§ **The request**:
Select lines where the word "script" appears.

§ **Given data**:
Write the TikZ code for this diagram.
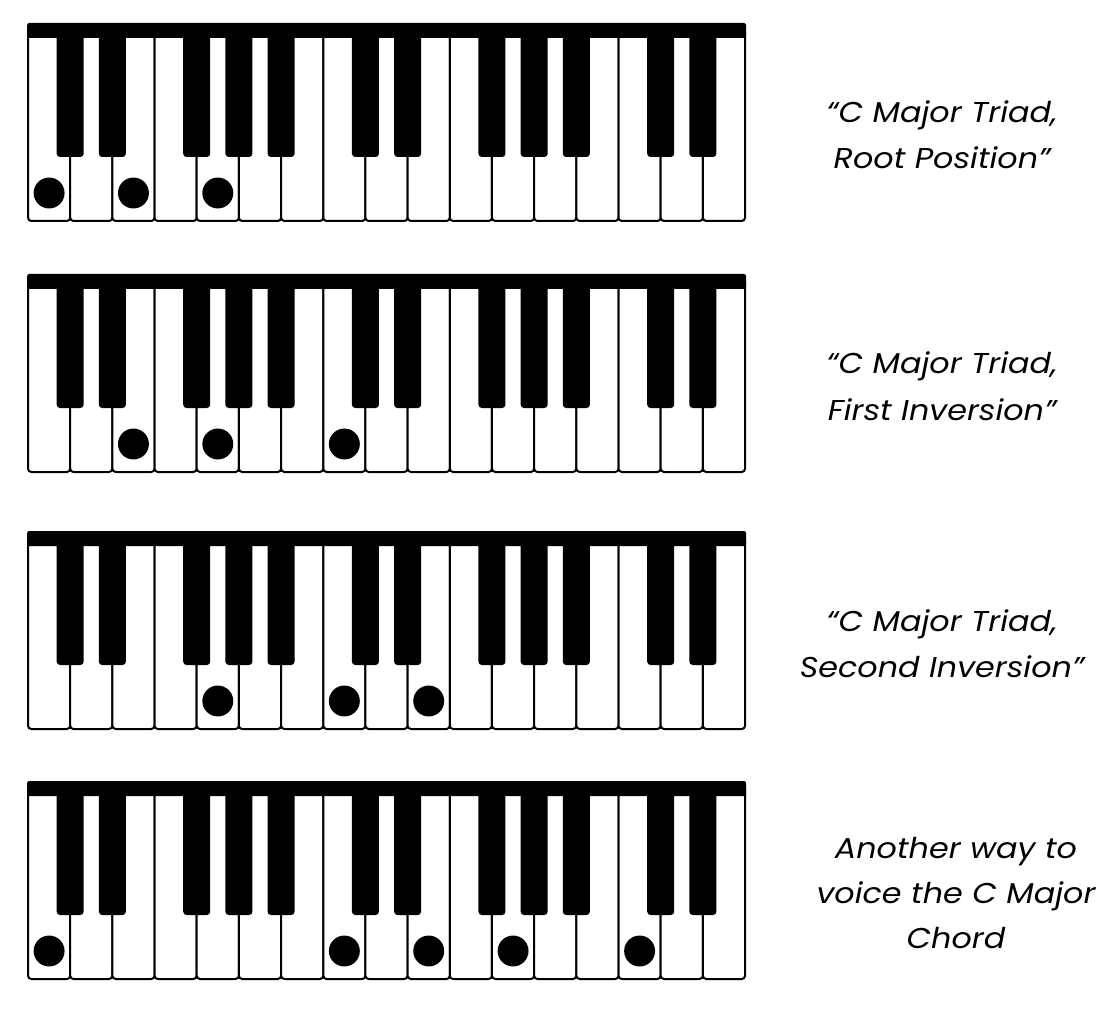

...

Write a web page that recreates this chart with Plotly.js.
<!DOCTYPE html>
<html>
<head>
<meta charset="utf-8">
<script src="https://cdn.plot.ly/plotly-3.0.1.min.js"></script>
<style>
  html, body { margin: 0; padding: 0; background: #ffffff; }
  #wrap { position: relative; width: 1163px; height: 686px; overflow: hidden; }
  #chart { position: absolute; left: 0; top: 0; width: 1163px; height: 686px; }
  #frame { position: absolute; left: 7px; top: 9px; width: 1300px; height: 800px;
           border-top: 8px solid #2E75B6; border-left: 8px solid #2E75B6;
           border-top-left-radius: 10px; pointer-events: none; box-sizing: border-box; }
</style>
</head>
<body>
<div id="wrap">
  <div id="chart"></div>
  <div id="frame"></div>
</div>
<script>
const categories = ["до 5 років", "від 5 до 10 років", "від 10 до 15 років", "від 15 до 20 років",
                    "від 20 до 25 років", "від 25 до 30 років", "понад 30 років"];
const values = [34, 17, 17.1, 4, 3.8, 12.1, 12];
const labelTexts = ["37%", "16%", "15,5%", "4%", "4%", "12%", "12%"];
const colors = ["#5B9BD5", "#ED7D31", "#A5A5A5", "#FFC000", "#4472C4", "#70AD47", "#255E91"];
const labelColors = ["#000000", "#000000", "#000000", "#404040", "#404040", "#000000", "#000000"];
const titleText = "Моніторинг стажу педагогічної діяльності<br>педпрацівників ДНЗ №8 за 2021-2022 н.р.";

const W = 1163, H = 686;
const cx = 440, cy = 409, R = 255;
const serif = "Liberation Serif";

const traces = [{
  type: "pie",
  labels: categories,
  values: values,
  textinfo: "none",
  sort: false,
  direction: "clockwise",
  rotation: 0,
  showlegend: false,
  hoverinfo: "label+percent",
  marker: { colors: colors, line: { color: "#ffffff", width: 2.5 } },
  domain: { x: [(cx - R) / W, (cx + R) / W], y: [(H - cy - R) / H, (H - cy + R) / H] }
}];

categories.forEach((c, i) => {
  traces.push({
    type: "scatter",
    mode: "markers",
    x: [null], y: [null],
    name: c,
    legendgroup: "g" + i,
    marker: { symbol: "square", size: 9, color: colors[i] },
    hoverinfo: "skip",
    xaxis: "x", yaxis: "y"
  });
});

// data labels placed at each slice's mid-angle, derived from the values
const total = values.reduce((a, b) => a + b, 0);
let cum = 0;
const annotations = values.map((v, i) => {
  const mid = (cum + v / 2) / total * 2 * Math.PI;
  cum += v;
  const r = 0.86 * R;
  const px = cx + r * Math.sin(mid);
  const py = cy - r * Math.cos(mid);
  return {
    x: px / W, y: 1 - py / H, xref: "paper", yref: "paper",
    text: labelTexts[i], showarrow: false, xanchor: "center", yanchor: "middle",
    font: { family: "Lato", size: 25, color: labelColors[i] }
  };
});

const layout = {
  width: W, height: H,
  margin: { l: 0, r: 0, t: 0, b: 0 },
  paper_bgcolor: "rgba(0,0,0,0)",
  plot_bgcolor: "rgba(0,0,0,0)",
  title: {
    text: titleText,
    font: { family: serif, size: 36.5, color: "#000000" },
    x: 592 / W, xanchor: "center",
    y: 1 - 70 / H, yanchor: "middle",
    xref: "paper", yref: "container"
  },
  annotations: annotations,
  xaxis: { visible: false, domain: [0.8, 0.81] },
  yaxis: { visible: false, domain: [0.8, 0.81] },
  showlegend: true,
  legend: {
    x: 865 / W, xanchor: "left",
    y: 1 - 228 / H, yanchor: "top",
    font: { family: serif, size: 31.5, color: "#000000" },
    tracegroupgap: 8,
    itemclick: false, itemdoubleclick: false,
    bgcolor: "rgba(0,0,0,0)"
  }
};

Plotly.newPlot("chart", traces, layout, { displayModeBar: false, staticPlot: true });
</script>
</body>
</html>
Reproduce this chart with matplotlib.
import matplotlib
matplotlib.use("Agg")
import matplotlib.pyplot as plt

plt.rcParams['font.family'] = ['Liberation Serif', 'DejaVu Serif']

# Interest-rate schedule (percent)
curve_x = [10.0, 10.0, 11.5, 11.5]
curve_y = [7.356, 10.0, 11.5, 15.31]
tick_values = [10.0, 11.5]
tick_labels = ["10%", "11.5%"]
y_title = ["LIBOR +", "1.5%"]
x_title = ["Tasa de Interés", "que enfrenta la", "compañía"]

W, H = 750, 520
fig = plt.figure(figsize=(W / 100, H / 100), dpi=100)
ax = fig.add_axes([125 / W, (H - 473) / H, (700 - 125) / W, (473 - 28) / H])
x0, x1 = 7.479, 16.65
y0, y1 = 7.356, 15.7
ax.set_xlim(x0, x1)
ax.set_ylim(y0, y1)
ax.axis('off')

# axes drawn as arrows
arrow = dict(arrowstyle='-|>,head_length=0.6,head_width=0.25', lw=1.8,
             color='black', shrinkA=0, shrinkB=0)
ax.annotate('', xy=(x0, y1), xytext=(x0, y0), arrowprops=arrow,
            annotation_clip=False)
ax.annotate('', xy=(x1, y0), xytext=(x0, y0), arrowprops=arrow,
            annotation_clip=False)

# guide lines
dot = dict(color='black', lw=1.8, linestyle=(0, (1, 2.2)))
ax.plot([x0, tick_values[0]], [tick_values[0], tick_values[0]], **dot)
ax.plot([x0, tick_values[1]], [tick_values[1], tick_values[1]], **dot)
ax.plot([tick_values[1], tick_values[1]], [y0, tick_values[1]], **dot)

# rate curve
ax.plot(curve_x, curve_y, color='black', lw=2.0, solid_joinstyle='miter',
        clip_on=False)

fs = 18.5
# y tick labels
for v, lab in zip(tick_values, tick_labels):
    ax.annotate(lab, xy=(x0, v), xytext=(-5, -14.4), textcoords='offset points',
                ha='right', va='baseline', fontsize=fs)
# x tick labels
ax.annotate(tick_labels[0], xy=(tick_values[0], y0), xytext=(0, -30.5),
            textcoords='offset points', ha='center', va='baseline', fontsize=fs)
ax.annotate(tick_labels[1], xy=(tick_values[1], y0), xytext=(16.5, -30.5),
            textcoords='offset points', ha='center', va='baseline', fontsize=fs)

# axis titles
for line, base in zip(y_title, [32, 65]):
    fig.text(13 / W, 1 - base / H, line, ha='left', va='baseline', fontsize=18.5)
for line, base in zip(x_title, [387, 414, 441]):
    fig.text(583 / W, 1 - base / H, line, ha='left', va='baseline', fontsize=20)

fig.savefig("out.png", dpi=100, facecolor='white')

* * *

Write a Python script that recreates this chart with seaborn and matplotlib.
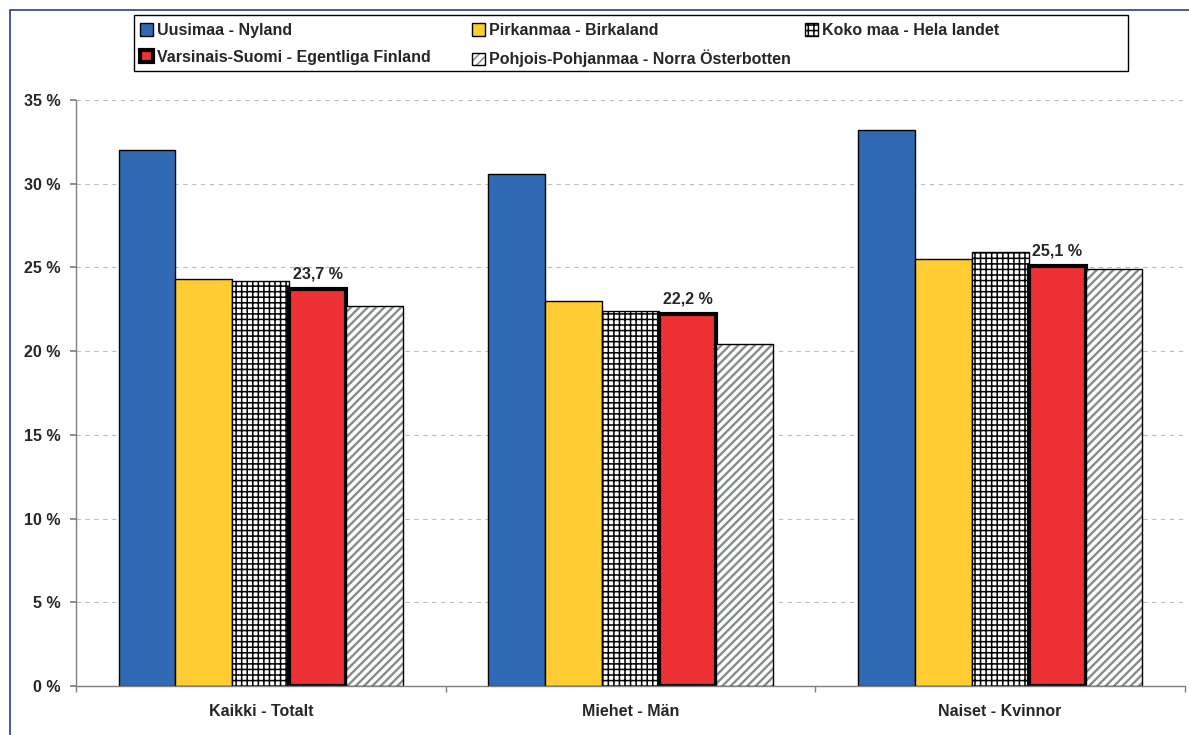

§ **Solution for this problem**:
<script src="https://cdn.plot.ly/plotly-3.0.1.min.js"></script>
<script>
</script>
Write a Python script that recreates this chart with seaborn and matplotlib.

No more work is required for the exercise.